Essa característica mostra para mim como o acesso é parco. E o pior, como as ideias, o fluxo destas, dentro da internet acaba pressupondo um pensamento parametrizado ao redor da opinião de quem nos domina. Esses ambientes, por mais que sejam geridos de maneira muito competente, sempre acabam se tornando locais de algum tipo de opressão. Alguns acabam sendo oprimidos por questões de classe; muitos por questões de gênero. Não é por nada que vemos poucas mulheres comentando por aí, ou mesmo poucos pobres falando sobre os problemas mais latentes de não se ter previsão do que comer. E isso tem um impacto muito grande sobre como essas comunidades, pagas ou não, acabam se voltando para dentro de si. Investimentos, segurança, frivolidades. Preocupações mundanas que apenas aqueles que tem garantida a sua casa e a sua refeição conseguem ter. Disso tudo emerge, enfim, o megazord do “deboísmo”. Aquele ser que critica a polarização vivida pelo Brasil e que coloca no mesmo saco “mitada” e “lacração”. Que acha que o problema do Brasil é que não construímos pontes uns com os outros. Aquela pessoa que é minimalista gastando um salário mínimo em camisetas. Aquela outra pessoa que, hoje em dia, fala que o Bolsonaro é um pária mas que em 2018 acreditou na Vera Magalhães quando ela disse que era uma escolha difícil; e que acredita agora que é hora de uma terceira via; e que em 2024 vai dizer que não tinha como saber que o Luciano Huck seria um péssimo presidente. Enfim, aquela pessoa que não entende o processo democrático de amadurecimento de um povo e de um país, que acredita na teoria da ferradura e que acha que o PT precisa fazer autocrítica porque “temos pensamentos errados dos dois lados”.

A polarização faz parte do processo democrático que a maioria das pessoas diz defender. Mais do que isso, faz parte do processo de amadurecimento da escolha dos governantes. Ideias são postas à prova e falham, para então serem melhoradas. De tempos em tempos surge algum maluco que se elege com apoio de diversos setores e coloca em risco esse processo de decisões populares. Esse atrito é típico da democracia liberal, aquela que essas pessoas dizem defender. Criar pontes não existe, é uma retórica desonesta para se dizer que não quer pensamentos dissonantes. Laços criamos com aqueles que nos são caros e não com aqueles que estão discutindo conosco.
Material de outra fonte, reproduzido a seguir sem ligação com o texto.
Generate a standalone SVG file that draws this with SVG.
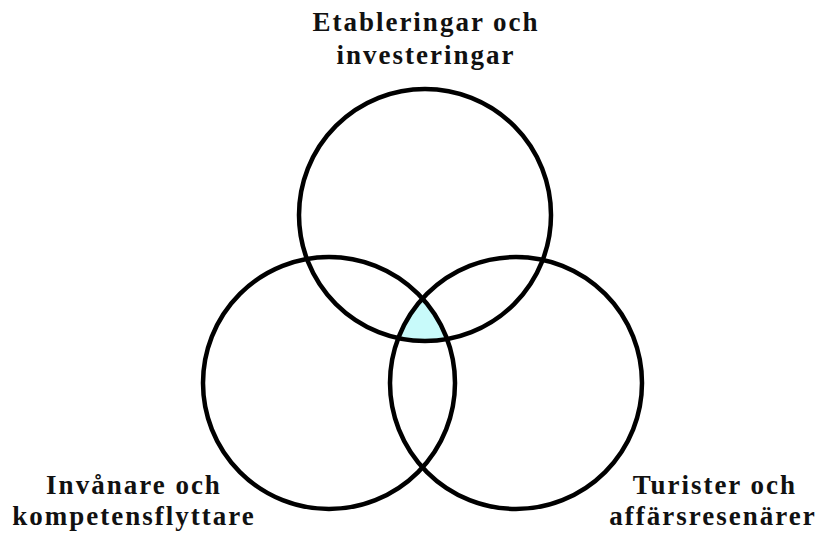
<svg xmlns="http://www.w3.org/2000/svg" width="817" height="534" viewBox="0 0 817 534">
<style>
text{font-family:"Liberation Serif","Times New Roman",serif;font-weight:bold;font-size:27px;letter-spacing:2px;fill:#111;text-anchor:middle}
.c{fill:none;stroke:#000;stroke-width:4.5}
</style>
<defs>
<clipPath id="cl"><circle cx="329" cy="383" r="126"/></clipPath>
<clipPath id="cr"><circle cx="516" cy="383" r="126"/></clipPath>
</defs>
<g id="center-fill" clip-path="url(#cl)"><g clip-path="url(#cr)"><circle cx="425" cy="215" r="126" fill="#c8fafa"/></g></g>
<g id="top"><circle class="c" cx="425" cy="215" r="126"/><text x="426" y="31">Etableringar och</text><text x="426" y="64">investeringar</text></g>
<g id="left"><circle class="c" cx="329" cy="383" r="126"/><text x="134" y="494">Invånare och</text><text x="134" y="525">kompetensflyttare</text></g>
<g id="right"><circle class="c" cx="516" cy="383" r="126"/><text x="715" y="494">Turister och</text><text x="713" y="525">affärsresenärer</text></g>
<g id="connectors"/>
</svg>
Levamos a certeza de que as pessoas precisam de mais apoio, de mais dinheiro e de mais humanidade; mas isso não nasce sem atrito. Não se ganha nada sem atrito. E isso é normal. O que não é normal é estar eternamente em uma busca por alienação e entes apolíticos no discurso.

E não se preocupar, não se posicionar, não se importar com nada disso (política, principalmente) é um privilégio absurdo. E só quem tem esse privilégio é quem tem dinheiro e acesso. E quem tem dinheiro e aceso controla a internet, seja ela em listas ou redes sociais.
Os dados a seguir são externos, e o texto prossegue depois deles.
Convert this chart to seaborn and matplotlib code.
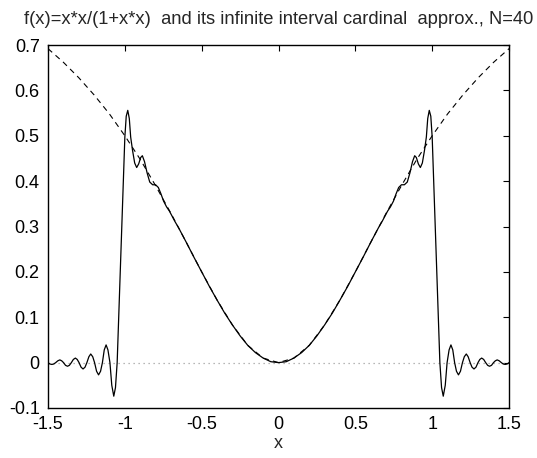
import matplotlib
matplotlib.use("Agg")
import matplotlib.pyplot as plt
import seaborn as sns
import pandas as pd

# ---- data ----
# exact function f(x)=x^2/(1+x^2) (dashed curve), sampled values
exact_x = [-1.5, -1.4, -1.3, -1.2, -1.1, -1.0, -0.9, -0.8, -0.7, -0.6, -0.5,
           -0.4, -0.3, -0.2, -0.1, 0.0, 0.1, 0.2, 0.3, 0.4, 0.5, 0.6, 0.7,
           0.8, 0.9, 1.0, 1.1, 1.2, 1.3, 1.4, 1.5]
exact_y = [0.692, 0.662, 0.628, 0.590, 0.548, 0.500, 0.448, 0.390, 0.329, 0.265, 0.200,
           0.138, 0.083, 0.038, 0.010, 0.000, 0.010, 0.038, 0.083, 0.138, 0.200, 0.265, 0.329,
           0.390, 0.448, 0.500, 0.548, 0.590, 0.628, 0.662, 0.692]

# cardinal (sinc) approximation, N=40 (solid curve)
approx_x = [
    -1.500, -1.488, -1.475, -1.462, -1.450, -1.436, -1.423, -1.411, -1.399, -1.386,
    -1.373, -1.361, -1.348, -1.335, -1.322, -1.310, -1.298, -1.285, -1.272, -1.259,
    -1.247, -1.234, -1.222, -1.209, -1.197, -1.184, -1.171, -1.158, -1.146, -1.134,
    -1.122, -1.110, -1.097, -1.085, -1.072, -1.061, -1.050, -1.032, -1.014, -1.000,
    -0.991, -0.981, -0.971, -0.962, -0.950, -0.936, -0.923, -0.910, -0.897, -0.886,
    -0.872, -0.855, -0.838, -0.819, -0.800, -0.782, -0.765, -0.748, -0.728, -0.710,
    -0.690, -0.674, -0.650, -0.600, -0.550, -0.500, -0.450, -0.400, -0.350, -0.300,
    -0.250, -0.200, -0.150, -0.100, -0.050, 0.000,
    0.050, 0.100, 0.150, 0.200, 0.250, 0.300, 0.350, 0.400, 0.450, 0.500,
    0.550, 0.600, 0.650, 0.674, 0.690, 0.710, 0.728, 0.748, 0.765, 0.782,
    0.800, 0.819, 0.838, 0.855, 0.872, 0.886, 0.897, 0.910, 0.923, 0.936,
    0.950, 0.962, 0.971, 0.981, 0.991, 1.000, 1.014, 1.032, 1.050, 1.061,
    1.072, 1.085, 1.097, 1.110, 1.122, 1.134, 1.146, 1.158, 1.171, 1.184,
    1.197, 1.209, 1.222, 1.234, 1.247, 1.259, 1.272, 1.285, 1.298, 1.310,
    1.322, 1.335, 1.348, 1.361, 1.373, 1.386, 1.399, 1.411, 1.423, 1.436,
    1.450, 1.462, 1.475, 1.488, 1.500]
approx_y = [
    0.000, -0.003, -0.004, -0.003, 0.000, 0.004, 0.006, 0.004, 0.000, -0.006,
    -0.008, -0.006, 0.000, 0.007, 0.010, 0.007, 0.000, -0.010, -0.014, -0.010,
    0.000, 0.013, 0.019, 0.013, 0.000, -0.019, -0.027, -0.019, 0.000, 0.028,
    0.039, 0.028, 0.000, -0.050, -0.074, -0.055, 0.000, 0.180, 0.358, 0.497,
    0.543, 0.556, 0.538, 0.497, 0.468, 0.440, 0.430, 0.438, 0.452, 0.456,
    0.443, 0.418, 0.398, 0.392, 0.392, 0.386, 0.372, 0.356, 0.343, 0.334,
    0.321, 0.311, 0.297, 0.265, 0.232, 0.200, 0.168, 0.138, 0.109, 0.083,
    0.059, 0.038, 0.022, 0.010, 0.002, 0.000,
    0.002, 0.010, 0.022, 0.038, 0.059, 0.083, 0.109, 0.138, 0.168, 0.200,
    0.232, 0.265, 0.297, 0.311, 0.321, 0.334, 0.343, 0.356, 0.372, 0.386,
    0.392, 0.392, 0.398, 0.418, 0.443, 0.456, 0.452, 0.438, 0.430, 0.440,
    0.468, 0.497, 0.538, 0.556, 0.543, 0.497, 0.358, 0.180, 0.000, -0.055,
    -0.074, -0.050, 0.000, 0.028, 0.039, 0.028, 0.000, -0.019, -0.027, -0.019,
    0.000, 0.013, 0.019, 0.013, 0.000, -0.010, -0.014, -0.010, 0.000, 0.007,
    0.010, 0.007, 0.000, -0.006, -0.008, -0.006, 0.000, 0.004, 0.006, 0.004,
    0.000, -0.003, -0.004, -0.003, 0.000]

zero_x = [-1.5, 1.5]
zero_y = [0.0, 0.0]

x_ticks = [-1.5, -1.0, -0.5, 0.0, 0.5, 1.0, 1.5]
x_tick_labels = ["-1.5", "-1", "-0.5", "0", "0.5", "1", "1.5"]
y_ticks = [-0.1, 0.0, 0.1, 0.2, 0.3, 0.4, 0.5, 0.6, 0.7]
y_tick_labels = ["-0.1", "0", "0.1", "0.2", "0.3", "0.4", "0.5", "0.6", "0.7"]

title_text = "f(x)=x*x/(1+x*x)  and its infinite interval cardinal  approx., N=40"
x_label = "x"

# ---- plotting ----
sns.set_style("white")
plt.rcParams["font.family"] = ["Liberation Sans", "DejaVu Sans"]

fig = plt.figure(figsize=(5.37, 4.58), dpi=100)
ax = fig.add_axes([0.0894, 0.1092, 0.8585, 0.7925])

df_zero = pd.DataFrame({"x": zero_x, "y": zero_y})
df_exact = pd.DataFrame({"x": exact_x, "y": exact_y})
df_approx = pd.DataFrame({"x": approx_x, "y": approx_y})

sns.lineplot(data=df_zero, x="x", y="y", ax=ax, color="#a0a0a0",
             linewidth=0.9, linestyle=(0, (1, 3)), estimator=None)
sns.lineplot(data=df_exact, x="x", y="y", ax=ax, color="black",
             linewidth=0.8, linestyle=(0, (5, 4)), estimator=None)
sns.lineplot(data=df_approx, x="x", y="y", ax=ax, color="black",
             linewidth=0.9, estimator=None)

ax.set_xlim(-1.5, 1.5)
ax.set_ylim(-0.1, 0.7)
ax.set_xticks(x_ticks)
ax.set_xticklabels(x_tick_labels)
ax.set_yticks(y_ticks)
ax.set_yticklabels(y_tick_labels)
ax.tick_params(direction="in", length=4, width=0.8, top=True, right=True,
               labelsize=13, colors="black", pad=6)
for s in ax.spines.values():
    s.set_visible(True)
    s.set_color("black")
    s.set_linewidth(1.0)

ax.set_xlabel(x_label, fontsize=13, labelpad=1)
ax.set_ylabel("")
ax.set_title(title_text, fontsize=13.2, pad=15)

fig.savefig("out.png", dpi=100)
Podemos migrar para a próxima onda/moda, seja ela qual for, mas a certeza final é que lá estará um cara branco de camiseta polo e sapatênis falando sobre internet, tecnologia e aviação. E não importa em quem ele votou, o que ele come ou qual a profissão dele, a única certeza é a de que teremos alguma forma de opressão em relação aqueles que são pobres, mulheres, pretos, LGBTQI+, etc.